St. Paul CARE, stands for
Cops Autism Response Education, is a collaborative effort between parents and the police dealing with people on the autism spectrum. It deals with training officers on how to deal with people on the spectrum, and how to interact with families and the individuals on the spectrum, making sure officers are interacting with those on the spectrum in a non-crisis mode, whether it’s children, adults, so we have a community with police and those on the spectrum. 1 in 59 people are diagnosed with autism. We also know that people with autism, because of their disability, are 7 to 12 times more likely to interface with law enforcement for a multitude of reasons. And what CARE has really done, and what Officer Rob Zink have really done, is that they have found a way to create a multi-faceted response that’s really diligent because it thinks about education, it thinks about that genuine connection with families that really matters, and it thinks about how to prepare ourselves as a community to give these individuals with autism what they deserve which is a safe place to live, and thrive, and to be who they are. It might mean a video, or it might mean a walk, or ice cream, that interacts with that child or adult that is on the autism spectrum that calms them down that feels, “Okay, we’ve had a bad encounter with the police, but they came back. And we had a good walk or we went out to McDonald’s with them, and we could sit down and talk with them on a good on a day that we had no problems.” So that means an awful lot to these kids as a trust level. I have two boys on the autism spectrum. Mainly my younger son, my 13-year old, he ran a lot.
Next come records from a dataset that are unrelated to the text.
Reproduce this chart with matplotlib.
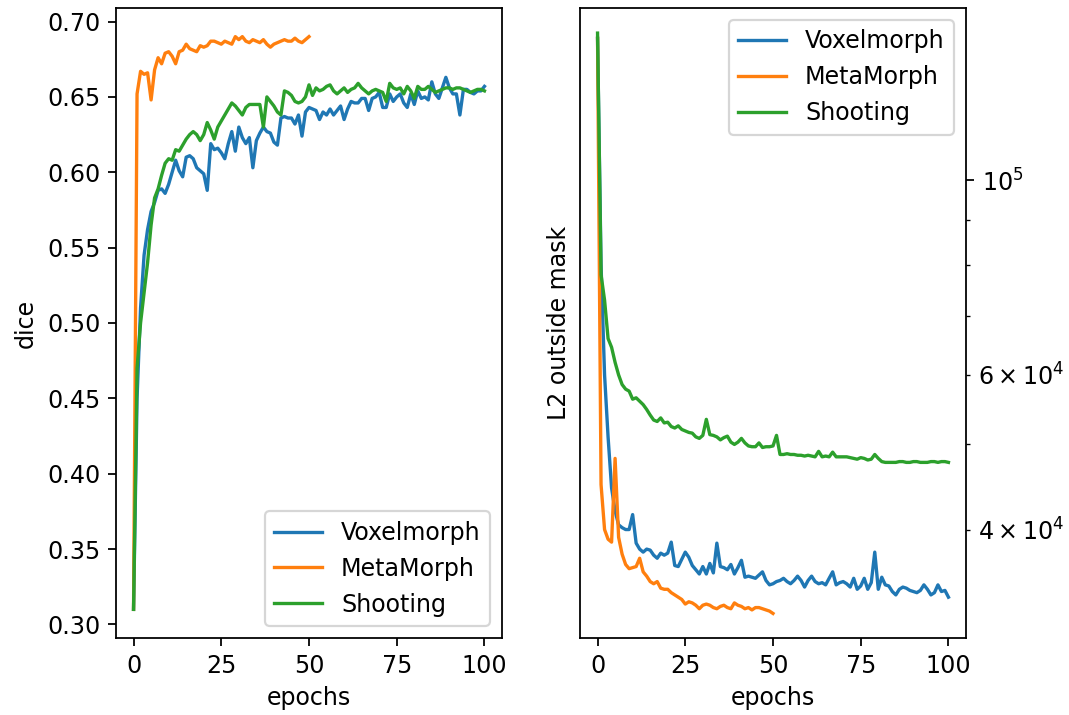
import numpy as np
import matplotlib
matplotlib.use("Agg")
import matplotlib.pyplot as plt

# ---- dice per epoch ----
dice_voxelmorph = [
    0.310, 0.450, 0.510, 0.545, 0.562, 0.574, 0.580, 0.588, 0.589, 0.586,
    0.592, 0.600, 0.608, 0.601, 0.597, 0.610, 0.611, 0.609, 0.603, 0.601,
    0.599, 0.588, 0.619, 0.615, 0.616, 0.613, 0.609, 0.619, 0.627, 0.614,
    0.630, 0.623, 0.619, 0.623, 0.603, 0.621, 0.626, 0.630, 0.627, 0.626,
    0.620, 0.618, 0.636, 0.637, 0.636, 0.636, 0.632, 0.638, 0.624, 0.640,
    0.643, 0.642, 0.641, 0.635, 0.640, 0.638, 0.642, 0.638, 0.641, 0.644,
    0.635, 0.642, 0.647, 0.646, 0.646, 0.649, 0.649, 0.641, 0.649, 0.650,
    0.653, 0.643, 0.643, 0.652, 0.647, 0.650, 0.652, 0.646, 0.643, 0.652,
    0.645, 0.654, 0.649, 0.650, 0.648, 0.660, 0.652, 0.649, 0.656, 0.663,
    0.656, 0.652, 0.652, 0.638, 0.655, 0.655, 0.653, 0.652, 0.654, 0.654,
    0.657,
]
dice_metamorph = [
    0.310, 0.652, 0.667, 0.665, 0.666, 0.648, 0.668, 0.676, 0.672, 0.679,
    0.680, 0.677, 0.672, 0.680, 0.681, 0.685, 0.682, 0.681, 0.680, 0.684,
    0.683, 0.684, 0.687, 0.687, 0.686, 0.685, 0.687, 0.686, 0.685, 0.690,
    0.688, 0.690, 0.687, 0.686, 0.688, 0.687, 0.686, 0.688, 0.685, 0.683,
    0.685, 0.686, 0.687, 0.688, 0.687, 0.687, 0.689, 0.687, 0.686, 0.688,
    0.690,
]
dice_shooting = [
    0.310, 0.470, 0.500, 0.520, 0.540, 0.565, 0.583, 0.589, 0.598, 0.606,
    0.609, 0.608, 0.615, 0.614, 0.618, 0.622, 0.625, 0.627, 0.625, 0.621,
    0.625, 0.633, 0.628, 0.622, 0.630, 0.634, 0.638, 0.642, 0.646, 0.644,
    0.641, 0.638, 0.643, 0.645, 0.645, 0.645, 0.645, 0.630, 0.650, 0.647,
    0.644, 0.640, 0.638, 0.654, 0.653, 0.651, 0.647, 0.646, 0.647, 0.650,
    0.658, 0.651, 0.656, 0.654, 0.655, 0.657, 0.658, 0.654, 0.652, 0.654,
    0.656, 0.653, 0.655, 0.656, 0.659, 0.656, 0.654, 0.652, 0.654, 0.655,
    0.654, 0.653, 0.647, 0.659, 0.656, 0.655, 0.656, 0.652, 0.657, 0.654,
    0.649, 0.657, 0.655, 0.655, 0.657, 0.655, 0.653, 0.654, 0.655, 0.656,
    0.656, 0.655, 0.656, 0.656, 0.655, 0.654, 0.653, 0.654, 0.655, 0.655,
    0.654,
]

# ---- L2 norm of the displacement outside the mask, per epoch ----
l2_voxelmorph = [
    145000, 80000, 60000, 51000, 44600, 42000, 40500, 40200, 40000, 40000,
    41600, 38600, 38000, 37700, 38000, 37900, 37400, 37100, 37600, 37400,
    37600, 38700, 36400, 36300, 37000, 37700, 37200, 36400, 36000, 35600,
    36300, 35600, 36600, 35700, 38600, 36300, 36200, 36000, 36500, 35600,
    36200, 36900, 35300, 35400, 35300, 35200, 35500, 35800, 35000, 34600,
    34700, 34900, 35000, 35200, 34900, 34700, 35000, 35400, 35000, 34400,
    35000, 35400, 34900, 34700, 34800, 34600, 35200, 35800, 34600, 34800,
    34900, 34700, 34400, 35200, 34200, 34500, 35200, 34200, 34800, 37700,
    34200, 35300, 34600, 34500, 34000, 33700, 34200, 34400, 34300, 34100,
    34000, 33900, 34100, 34600, 34200, 33700, 33900, 34600, 34000, 34100,
    33500,
]
l2_metamorph = [
    145000, 45000, 40000, 39000, 38700, 48200, 39200, 37500, 36500, 36100,
    36200, 36300, 37100, 35800, 35400, 34900, 34700, 34900, 34300, 34200,
    34200, 33900, 33700, 33500, 33300, 32900, 33100, 33000, 32800, 32500,
    32800, 32900, 32800, 32600, 32500, 32700, 32800, 32600, 32500, 33000,
    32800, 32700, 32500, 32600, 32400, 32600, 32600, 32500, 32400, 32300,
    32100,
]
l2_shooting = [
    147000, 78000, 73000, 66000, 64500, 62000, 60000, 58500, 57800, 57500,
    56300, 56500, 56000, 55500, 54800, 54000, 53300, 53100, 53600, 52900,
    53000, 52400, 52200, 52500, 52000, 51800, 51600, 51500, 51000, 50800,
    51200, 53400, 51300, 51200, 51000, 50600, 50900, 51100, 50300, 50000,
    50300, 50800, 50200, 49800, 49700, 49700, 50200, 49600, 49700, 49700,
    49800, 51200, 48700, 48700, 48800, 48700, 48700, 48600, 48600, 48500,
    48600, 48500, 48400, 49100, 48400, 48500, 48400, 49000, 48400, 48400,
    48400, 48400, 48300, 48200, 48100, 48300, 48200, 48000, 48100, 48700,
    48200, 47800, 47700, 47700, 47700, 47700, 47800, 47800, 47700, 47700,
    47800, 47800, 47700, 47700, 47700, 47800, 47800, 47700, 47800, 47800,
    47700,
]

labels = ["Voxelmorph", "MetaMorph", "Shooting"]

plt.rcParams["font.size"] = 10.7

W, H, DPI = 1069, 715, 160
fig = plt.figure(figsize=(W / DPI, H / DPI), dpi=DPI)

ax1 = fig.add_axes([116 / W, 1 - 638 / H, 386 / W, 630 / H])
ax2 = fig.add_axes([580 / W, 1 - 638 / H, 386 / W, 630 / H])

for ax, series in (
    (ax1, (dice_voxelmorph, dice_metamorph, dice_shooting)),
    (ax2, (l2_voxelmorph, l2_metamorph, l2_shooting)),
):
    for values, label in zip(series, labels):
        ax.plot(np.arange(len(values)), values, label=label)
    ax.set_xlabel("epochs")

ax1.set_ylabel("dice")
ax1.legend(loc="lower right")

ax2.set_yscale("log")
ax2.set_ylim(3.01e4, 1.57e5)
ax2.yaxis.tick_right()
ax2.set_ylabel("L2 outside mask")
ax2.yaxis.set_label_position("left")
ax2.legend(loc="upper right")

fig.savefig("out.png", dpi=DPI)
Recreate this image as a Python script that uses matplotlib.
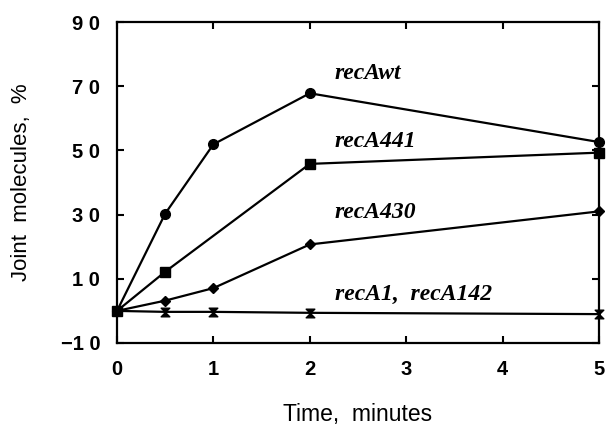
import matplotlib
matplotlib.use("Agg")
import matplotlib.pyplot as plt
from matplotlib.path import Path

time = [0, 0.5, 1, 2, 5]
time_441 = [0, 0.5, 2, 5]
recA_wt = [0, 30.3, 51.9, 67.8, 52.6]
recA_441 = [0, 12.2, 45.8, 49.3]
recA_430 = [0, 3.2, 7.1, 20.7, 31.0]
recA_1 = [0, -0.3, -0.3, -0.6, -1.0]

labels = ["recAwt", "recA441", "recA430", "recA1,  recA142"]
label_pos = [(2.26, 74.0), (2.26, 52.9), (2.26, 30.6), (2.26, 5.0)]

xticks = [0, 1, 2, 3, 4, 5]
yticks = [-10, 10, 30, 50, 70, 90]

fig = plt.figure(figsize=(6.06, 4.37), dpi=100)
ax = fig.add_axes([117 / 606, 1 - 343 / 437, (599 - 117) / 606, (343 - 22) / 437])

hourglass = Path([(-1, 1), (1, 1), (-1, -1), (1, -1), (-1, 1)],
                 [Path.MOVETO, Path.LINETO, Path.LINETO, Path.LINETO, Path.CLOSEPOLY])

lk = dict(color="black", lw=1.6, clip_on=False, zorder=3)
ax.plot(time, recA_1, marker=hourglass, ms=6.2, **lk)
ax.plot(time, recA_430, marker="D", ms=4.6, **lk)
ax.plot(time_441, recA_441, marker="s", ms=6.8, **lk)
ax.plot(time, recA_wt, marker="o", ms=7, **lk)

for txt, (x, y) in zip(labels, label_pos):
    ax.text(x, y, txt, family="Liberation Serif", style="italic", fontweight="bold",
            fontsize=17, ha="left", va="center")

ax.set_xlim(0, 5)
ax.set_ylim(-10, 90)
ax.set_xticks(xticks)
ax.set_yticks(yticks)
ax.set_xticklabels([str(v) for v in xticks])
ax.set_yticklabels(["\u22121 0" if v == -10 else " ".join(str(v)) for v in yticks])
ax.tick_params(direction="in", length=5, width=1.5, top=True, right=True,
               labelsize=14.5)
ax.tick_params(axis="x", pad=12.5)
ax.tick_params(axis="y", pad=12)
for lab in ax.get_xticklabels() + ax.get_yticklabels():
    lab.set_family("Liberation Sans")
    lab.set_fontweight("bold")
for s in ax.spines.values():
    s.set_linewidth(1.6)

ax.set_xlabel("Time,  minutes", family="Liberation Sans", fontsize=16.5, labelpad=17)
ax.set_ylabel("Joint  molecules,  %", family="Liberation Sans", fontsize=16, labelpad=21)

fig.savefig("out.png", dpi=100)
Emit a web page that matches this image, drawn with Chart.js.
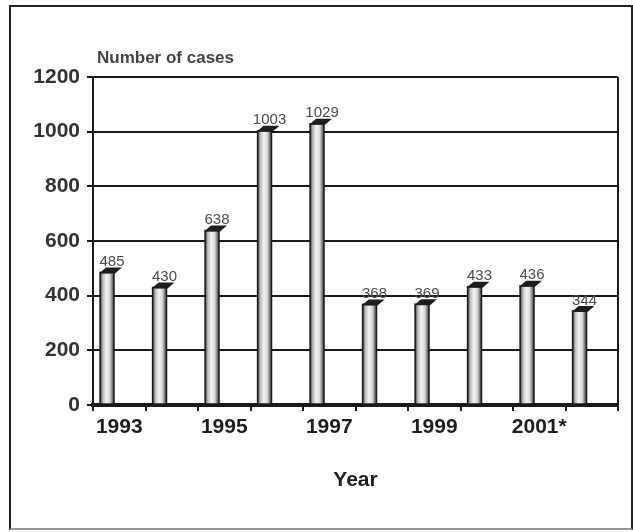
<!DOCTYPE html>
<html>
<head>
<meta charset="utf-8">
<script src="https://cdn.jsdelivr.net/npm/chart.js@4.4.1/dist/chart.umd.min.js"></script>
<style>
  html, body { margin: 0; padding: 0; background: #fff; }
  #frame {
    position: absolute;
    left: 9px;
    top: 5px;
    width: 620px;
    height: 521px;
    border: 2px solid #222;
    border-bottom-color: #999;
  }
  #chart { display: block; }
</style>
</head>
<body>
<div id="frame"><canvas id="chart" width="620" height="521"></canvas></div>
<script>
const years = ['1993', '1994', '1995', '1996', '1997', '1998', '1999', '2000', '2001*', '2002'];
const cases = [485, 430, 638, 1003, 1029, 368, 369, 433, 436, 344];
const shownYears = ['1993', '1995', '1997', '1999', '2001*'];
const yTicks = [0, 200, 400, 600, 800, 1000, 1200];

const FONT = 'Arial, "Liberation Sans", sans-serif';

// draws the rounded-looking bars, their dark caps and the value labels
const barsPlugin = {
  id: 'bars3d',
  afterDatasetsDraw(chart) {
    const ctx = chart.ctx;
    const meta = chart.getDatasetMeta(0);
    ctx.save();
    meta.data.forEach((bar, i) => {
      const left = bar.x - bar.width / 2;
      const right = bar.x + bar.width / 2;
      const top = bar.y;
      const bottom = bar.base;

      const grad = ctx.createLinearGradient(left, 0, right, 0);
      grad.addColorStop(0, '#3a3a3a');
      grad.addColorStop(0.2, '#bdbdbd');
      grad.addColorStop(0.45, '#f4f4f4');
      grad.addColorStop(0.7, '#d8d8d8');
      grad.addColorStop(1, '#3a3a3a');
      ctx.fillStyle = grad;
      ctx.fillRect(left, top, right - left, bottom - top);
      ctx.strokeStyle = '#1a1a1a';
      ctx.lineWidth = 1.5;
      ctx.strokeRect(left, top, right - left, bottom - top);

      ctx.fillStyle = '#1e1e1e';
      ctx.beginPath();
      ctx.moveTo(left - 1, top + 1);
      ctx.lineTo(right + 1, top + 1);
      ctx.lineTo(right + 8, top - 5);
      ctx.lineTo(left + 6, top - 5);
      ctx.closePath();
      ctx.fill();

      ctx.fillStyle = '#4a4a4a';
      ctx.font = '15px ' + FONT;
      ctx.textAlign = 'center';
      ctx.textBaseline = 'bottom';
      ctx.fillText(String(cases[i]), bar.x + 5, top - 3);
    });
    ctx.restore();
  },
  afterDraw(chart) {
    const ctx = chart.ctx;
    const area = chart.chartArea;
    ctx.save();
    // right edge of the plot
    ctx.strokeStyle = '#1a1a1a';
    ctx.lineWidth = 2;
    ctx.beginPath();
    ctx.moveTo(area.right, area.top);
    ctx.lineTo(area.right, area.bottom);
    ctx.stroke();
    // axis caption over the y axis
    ctx.fillStyle = '#444';
    ctx.font = 'bold 17px ' + FONT;
    ctx.textAlign = 'left';
    ctx.textBaseline = 'middle';
    ctx.fillText('Number of cases', area.left + 4, area.top - 19);
    ctx.restore();
  },
};

new Chart(document.getElementById('chart'), {
  type: 'bar',
  data: {
    labels: years,
    datasets: [
      {
        label: 'Number of cases',
        data: cases,
        backgroundColor: 'rgba(0,0,0,0)',
        borderWidth: 0,
        categoryPercentage: 0.93,
        barPercentage: 0.57,
      },
      {
        label: 'spacer',
        data: years.map(() => null),
        backgroundColor: 'rgba(0,0,0,0)',
        categoryPercentage: 0.93,
        barPercentage: 0.57,
      },
    ],
  },
  options: {
    responsive: false,
    animation: false,
    layout: { padding: { left: 0, top: 70, right: 13, bottom: 35 } },
    plugins: {
      legend: { display: false },
      tooltip: { enabled: false },
    },
    scales: {
      x: {
        offset: true,
        grid: {
          offset: true,
          drawOnChartArea: false,
          color: '#1a1a1a',
          lineWidth: 2,
          tickLength: 6,
        },
        border: { color: '#1a1a1a', width: 4 },
        ticks: {
          autoSkip: false,
          maxRotation: 0,
          padding: 4,
          color: '#1e1e1e',
          font: { family: FONT, size: 21, weight: 'bold' },
          callback(value, index) {
            const label = years[index];
            return shownYears.includes(label) ? label : '';
          },
        },
        title: {
          display: true,
          text: 'Year',
          color: '#1e1e1e',
          font: { family: FONT, size: 21, weight: 'bold' },
          padding: { top: 0, bottom: 0 },
        },
        afterFit(scale) {
          scale.height = 88;
        },
      },
      y: {
        min: yTicks[0],
        max: yTicks[yTicks.length - 1],
        afterBuildTicks(scale) {
          scale.ticks = yTicks.map((v) => ({ value: v }));
        },
        grid: {
          color: '#1a1a1a',
          lineWidth: 2,
          tickLength: 6,
        },
        border: { color: '#1a1a1a', width: 2 },
        ticks: {
          padding: 7,
          color: '#333',
          font: { family: FONT, size: 21, weight: 'bold' },
          callback: (value) => String(value),
        },
        afterFit(scale) {
          scale.width = 82;
        },
      },
    },
  },
  plugins: [barsPlugin],
});
</script>
</body>
</html>
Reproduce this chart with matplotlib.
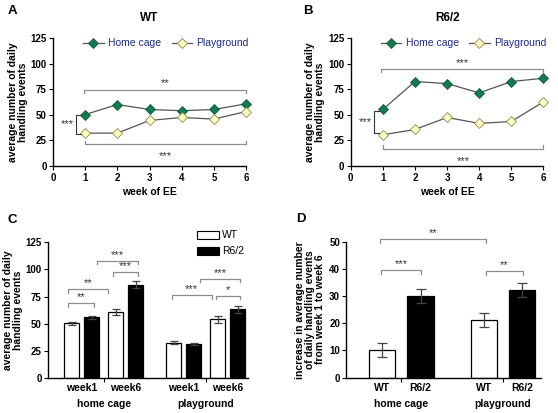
import matplotlib.pyplot as plt
from matplotlib.patches import Patch

GREEN, PALE = "#167a4f", "#ffffc0"
BRK = "#8c8c8c"

plt.rcParams.update({
    "font.family": ["Liberation Sans", "DejaVu Sans"], "font.size": 7.5,
    "font.weight": "bold", "axes.linewidth": 1.0, "axes.labelweight": "bold",
    "xtick.major.size": 3, "ytick.major.size": 3, "xtick.major.pad": 2,
    "ytick.major.pad": 1.5, "xtick.labelsize": 7, "ytick.labelsize": 7,
})

# panels A and B: weekly averages
weeks = [1, 2, 3, 4, 5, 6]
wt_home = [50.3, 60.0, 55.2, 54.0, 55.2, 60.7]
wt_play = [32.1, 32.1, 44.5, 47.4, 45.8, 53.2]
r6_home = [55.2, 82.5, 80.5, 71.4, 82.5, 85.7]
r6_play = [30.5, 35.7, 47.4, 41.6, 43.5, 62.7]

# panel C: week1 / week6 means, WT and R6/2
c_groups = ["home cage", "playground"]
c_weeks = ["week1", "week6", "week1", "week6"]
c_wt = [50.2, 60.7, 32.3, 53.9]
c_wt_err = [1.2, 3.0, 1.3, 3.1]
c_r6 = [55.7, 86.0, 31.1, 63.1]
c_r6_err = [1.6, 3.1, 0.9, 3.1]

# panel D: increase week1 -> week6
d_groups = ["home cage", "playground"]
d_labels = ["WT", "R6/2", "WT", "R6/2"]
d_vals = [10.1, 30.0, 21.1, 32.2]
d_err = [2.6, 2.5, 2.5, 2.5]

fig = plt.figure(figsize=(5.58, 4.13), dpi=100)


def style(ax):
    for s in ("top", "right"):
        ax.spines[s].set_visible(False)


def hbracket(ax, x0, x1, y, tick, label, above=True, fs=8):
    ax.plot([x0, x0, x1, x1], [y - tick, y, y, y - tick], color=BRK, lw=0.9,
            clip_on=False)
    ty = y + abs(tick) * 0.3 if above else y - abs(tick) * 2.0
    ax.text((x0 + x1) / 2, ty, label, ha="center",
            va="bottom" if above else "top", fontsize=fs, color="#333333",
            fontweight="normal")


def line_panel(rect, home, play, title, top, bottom, left):
    ax = fig.add_axes(rect)
    ax.plot(weeks, home, color="#555555", lw=0.9, marker="D", ms=5,
            mfc=GREEN, mec="#0f5a38", mew=0.6, label="Home cage", clip_on=False)
    ax.plot(weeks, play, color="#555555", lw=0.9, marker="D", ms=5,
            mfc=PALE, mec="#8a8a55", mew=0.6, label="Playground", clip_on=False)
    ax.set_xlim(0, 6)
    ax.set_ylim(0, 125)
    ax.set_xticks(range(7))
    ax.set_yticks([0, 25, 50, 75, 100, 125])
    ax.set_xlabel("week of EE", labelpad=3)
    ax.set_ylabel("average number of daily\nhandling events", labelpad=2,
                  linespacing=1.0)
    hbracket(ax, top[0], 6, top[1], 3.2, top[2])
    hbracket(ax, 1.0, 6, bottom, -3.4, "***", above=False)
    bx, y0, y1 = left
    ax.plot([bx + 0.15, bx, bx, bx + 0.15], [y0, y0, y1, y1], color="#333333",
            lw=0.8, clip_on=False)
    ax.text(bx - 0.07, (y0 + y1) / 2, "***", ha="right", va="center",
            fontsize=8, color="#333333", fontweight="normal")
    leg = ax.legend(loc="upper center", bbox_to_anchor=(0.585, 1.07), ncol=2,
                    frameon=False, handlelength=2.0, handletextpad=0.4,
                    columnspacing=1.0, prop={"weight": "normal", "size": 7.5})
    for t in leg.get_texts():
        t.set_color("#1f2a8a")
    ax.set_title(title, fontsize=8.5, fontweight="bold", pad=12)
    style(ax)
    return ax


axa = line_panel([0.095, 0.598, 0.346, 0.31], wt_home, wt_play, "WT",
                 (0.95, 74.7, "**"), 21.4, (0.73, 50.3, 30.8))
axb = line_panel([0.6285, 0.598, 0.3455, 0.31], r6_home, r6_play, "R6/2",
                 (0.95, 94.8, "***"), 16.9, (0.72, 54.2, 32.5))

# panel C
axc = fig.add_axes([0.086, 0.0855, 0.358, 0.3275])
c_wt_x = [1.2, 3.4, 6.3, 8.5]
c_r6_x = [2.2, 4.4, 7.3, 9.5]
w = 0.75
ekw = dict(ecolor="#444444", elinewidth=0.9, capsize=3, capthick=0.9)
axc.bar(c_wt_x, c_wt, w, color="white", edgecolor="black", lw=0.9,
        yerr=c_wt_err, error_kw=ekw)
axc.bar(c_r6_x, c_r6, w, color="black", edgecolor="black", lw=0.9,
        yerr=c_r6_err, error_kw=ekw)
axc.set_xlim(0, 10)
axc.set_ylim(0, 125)
axc.set_yticks([0, 25, 50, 75, 100, 125])
axc.set_xticks([2.8, 7.9])
axc.set_xticklabels([])
for x, lab in zip([1.7, 3.9, 6.8, 9.0], c_weeks):
    axc.text(x, -5, lab, ha="center", va="top", fontsize=7.5)
for x, lab in zip([2.8, 7.9], c_groups):
    axc.text(x, -20, lab, ha="center", va="top", fontsize=7.5)
axc.set_ylabel("average number of daily\nhandling events", labelpad=2,
               linespacing=1.0)
hbracket(axc, 1.0, 2.3, 68.7, 3, "**")
hbracket(axc, 1.0, 3.0, 81.6, 3, "**")
hbracket(axc, 2.45, 4.5, 107.8, 3, "***")
hbracket(axc, 3.23, 4.5, 97.3, 3, "***")
hbracket(axc, 6.2, 8.2, 76.0, 3, "***")
hbracket(axc, 7.6, 9.63, 91.4, 3, "***")
hbracket(axc, 8.43, 9.63, 75.7, 3, "*")
handles = [Patch(facecolor="white", edgecolor="black", lw=0.8, label="WT"),
           Patch(facecolor="black", edgecolor="black", lw=0.8, label="R6/2")]
axc.legend(handles=handles, loc="upper right", bbox_to_anchor=(1.03, 1.16),
           frameon=False, handlelength=2.1, handleheight=0.8,
           handletextpad=0.3, labelspacing=0.6,
           prop={"weight": "normal", "size": 7.5})
style(axc)

# panel D
axd = fig.add_axes([0.6206, 0.0855, 0.349, 0.3295])
d_x = [0.93, 1.93, 3.58, 4.57]
axd.bar(d_x, d_vals, 0.68, color=["white", "black", "white", "black"],
        edgecolor="black", lw=0.9, yerr=d_err,
        error_kw=dict(ecolor="#444444", elinewidth=0.9, capsize=3.5,
                      capthick=0.9))
axd.set_xlim(0, 5.06)
axd.set_ylim(0, 50)
axd.set_yticks([0, 10, 20, 30, 40, 50])
axd.set_xticks([1.43, 4.07])
axd.set_xticklabels([])
for x, lab in zip(d_x, d_labels):
    axd.text(x, -2, lab, ha="center", va="top", fontsize=7.5)
for x, lab in zip([1.43, 4.07], d_groups):
    axd.text(x, -8, lab, ha="center", va="top", fontsize=7.5)
axd.set_ylabel("increase in average number\nof daily handling events\n"
               "from week 1 to week 6", labelpad=3, linespacing=1.0)
hbracket(axd, 0.91, 1.93, 39.6, 1.4, "***")
hbracket(axd, 3.62, 4.59, 39.2, 1.4, "**")
hbracket(axd, 0.88, 3.62, 50.9, 1.4, "**")
style(axd)

# panel letters in figure pixels (from top-left)
for lab, px, py in [("A", 8, 5), ("B", 303, 5), ("C", 8, 214), ("D", 296, 213)]:
    fig.text(px / 558, 1 - py / 413, lab, fontsize=9.5, fontweight="bold",
             ha="left", va="top")

fig.savefig("out.png", dpi=100)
So, we would have to call the police quite often. They seemed to deal with him in a different way than they maybe would just a typical,
neurotypical, person. And that’s impressive to me. I think that that is why my son’s not afraid
to get in a cop car. He’s not afraid because he knows that they’re going to help him, and they’re not going to hurt him. Not everybody is the same, and that’s very true for people on the spectrum. What might calm one person down might not calm another. And that’s where a tool like the VITALS app really comes into play and gives law enforcement the information they need to really treat everybody and meet them where they’re at. The VITALS app is a new app designed to help keep people with invisible and visible disabilities and conditions safe specifically when they’re in close proximity with any first responder. Our connection with the CARE program is through Officer Zink and the Autism Society who were both founding partners as we developed the VITALS app. Rob and the other officers of CARE have really endeared themselves to us because it’s become clear that this is a cause that they believe is really important. I don’t think they just do it for their own families or even necessarily for their own city but they do it because they believe in the cause in supporting people with autism throughout their lives wherever they live, in whatever way they can.